James Loewen believes the government has catalyzed the very thing it is trying to prevent with the recent B-20 changes, and the irony isn’t lost on him.
Loewen says that most borrowers will be stuck in the private channel, and will have to walk away from their homes. The resulting supply surge in tandem with diminished demand—the result of a reduction in buying power, estimated to be around 20%—will bring the housing market crashing down.
“It’s ironic because the government purports that they’re trying to prevent an economic crash, people walking away from their houses, but if you can’t qualify under these guidelines, which, definitively more people can’t, there will be more people walking away and selling their house,” said Loewen, broker and owner of Loewen Group Mortgages.
He added that B lenders got hit particularly hard because borrowers now have to qualify 2% above the prime rate. However, most won’t and will be forced into the private channel—a traditionally temporal solution that could have no end in sight for many borrowers.

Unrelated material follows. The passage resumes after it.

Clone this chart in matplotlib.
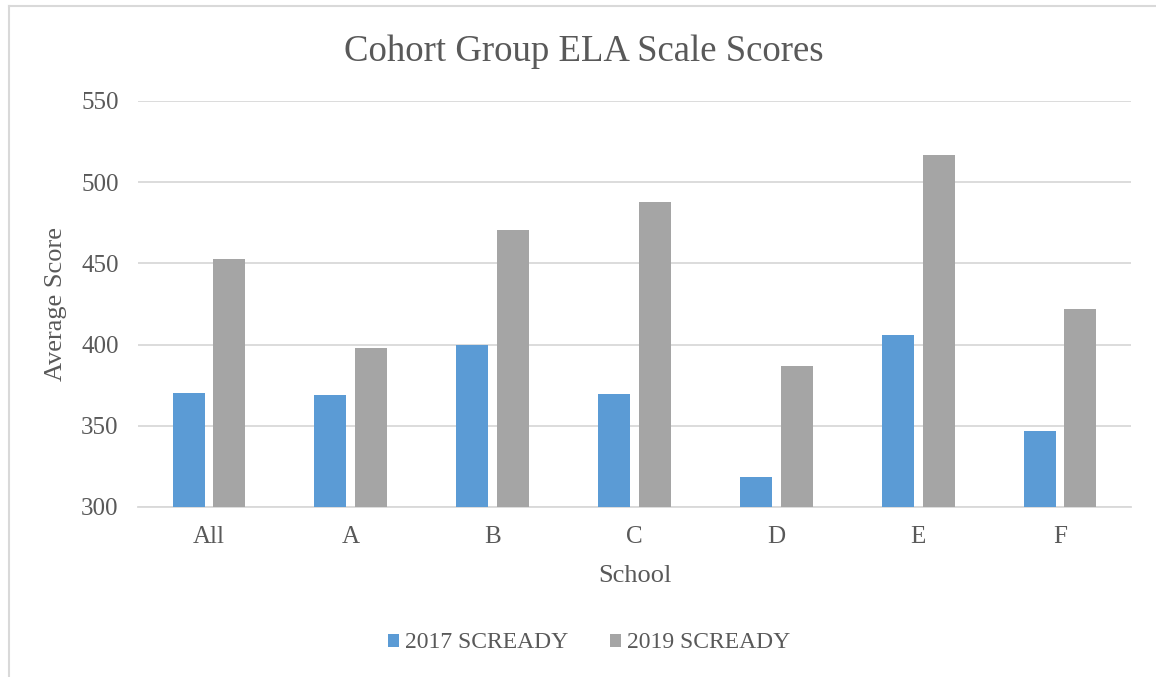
import matplotlib
matplotlib.use("Agg")
import matplotlib.pyplot as plt
from matplotlib.lines import Line2D
import numpy as np

categories = ["All", "A", "B", "C", "D", "E", "F"]
scores_2017 = [370, 369, 400, 369.5, 318.5, 406, 346.5]
scores_2019 = [452.5, 398, 470.5, 487.5, 387, 517, 422]
series_names = ["2017 SCREADY", "2019 SCREADY"]
y_ticks = [300, 350, 400, 450, 500, 550]

BLUE = "#5B9BD5"
GRAY = "#A5A5A5"
TXT = "#595959"
GRID = "#D9D9D9"

plt.rcParams['font.family'] = ['Liberation Serif', 'DejaVu Serif']

fig = plt.figure(figsize=(11.56, 6.77), dpi=100)
W, H = 1156, 677
ax = fig.add_axes([138 / W, 1 - 507 / H, (1131 - 138) / W, (507 - 101) / H])

x = np.arange(len(categories))
bw = 0.225
off = 0.1435
ax.bar(x - off, scores_2017, width=bw, color=BLUE, label=series_names[0], zorder=3)
ax.bar(x + off, scores_2019, width=bw, color=GRAY, label=series_names[1], zorder=3)

ax.set_xlim(-0.5, len(categories) - 0.5)
ax.set_ylim(300, 550)
ax.set_yticks(y_ticks)
ax.set_yticklabels([str(t) for t in y_ticks])
ax.set_xticks(x)
ax.set_xticklabels(categories)
ax.yaxis.grid(True, color=GRID, linewidth=1.3, zorder=0)
ax.set_axisbelow(True)
for s in ["top", "right", "left"]:
    ax.spines[s].set_visible(False)
ax.spines["bottom"].set_color(GRID)
ax.spines["bottom"].set_linewidth(1.3)
ax.tick_params(axis="both", length=0, colors=TXT, labelsize=18)
ax.tick_params(axis="y", pad=14)
ax.tick_params(axis="x", pad=14)

ax.set_xlabel("School", fontsize=19, color=TXT, labelpad=12)
ax.set_ylabel("Average Score", fontsize=19, color=TXT, labelpad=10)

fig.text(584 / W, 1 - 52 / H, "Cohort Group ELA Scale Scores", ha="center", va="center",
         fontsize=26.5, color=TXT)

leg = fig.legend(loc="center", bbox_to_anchor=(589 / W, 1 - 643 / H), ncol=2, frameon=False,
                 fontsize=17, labelcolor=TXT, handlelength=0.47, handleheight=0.47,
                 handletextpad=0.25, columnspacing=1.75)

# outer border (top and left visible)
fig.add_artist(Line2D([9 / W, 1.0], [1 - 6 / H, 1 - 6 / H], color=GRID, linewidth=1.5,
                      transform=fig.transFigure))
fig.add_artist(Line2D([9 / W, 9 / W], [0, 1 - 6 / H], color=GRID, linewidth=1.5,
                      transform=fig.transFigure))

fig.savefig("out.png", dpi=100, facecolor="white")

“They will be inciting the very thing they’re trying to avoid, which is a collapse,” said Loewen. “If I couldn’t qualify at TD or Scotia, I’d go to Home Trust or Equitable for a slightly higher rate than the best rate, but now I probably won’t qualify for that mortgage, so I‘ll have to go private. The risk private lenders are taking is much lower than even six months ago, and we can’t bundle up to 85% loan-to-value inside these government guidelines, so there might not be a solution at all for the client and they might be forced to sell.”
Regarding increased regulation, Loewen doesn’t think that the industry will be subjected to any more in 2018—but, he added, that could change depending on Q1 real estate numbers. For that reason, he hasn’t ruled out an interest rate hike, either.
“The next logical step is for the government to impose or impede on private lending, but they’ve already indirectly affected private lending guidelines,” said Loewen. “The B market lit up over the last two or three years, but that’s hard now, so the private market is lighting up. There is more demand for private lending but there will come a period of time when people realize they can’t afford private money anymore.”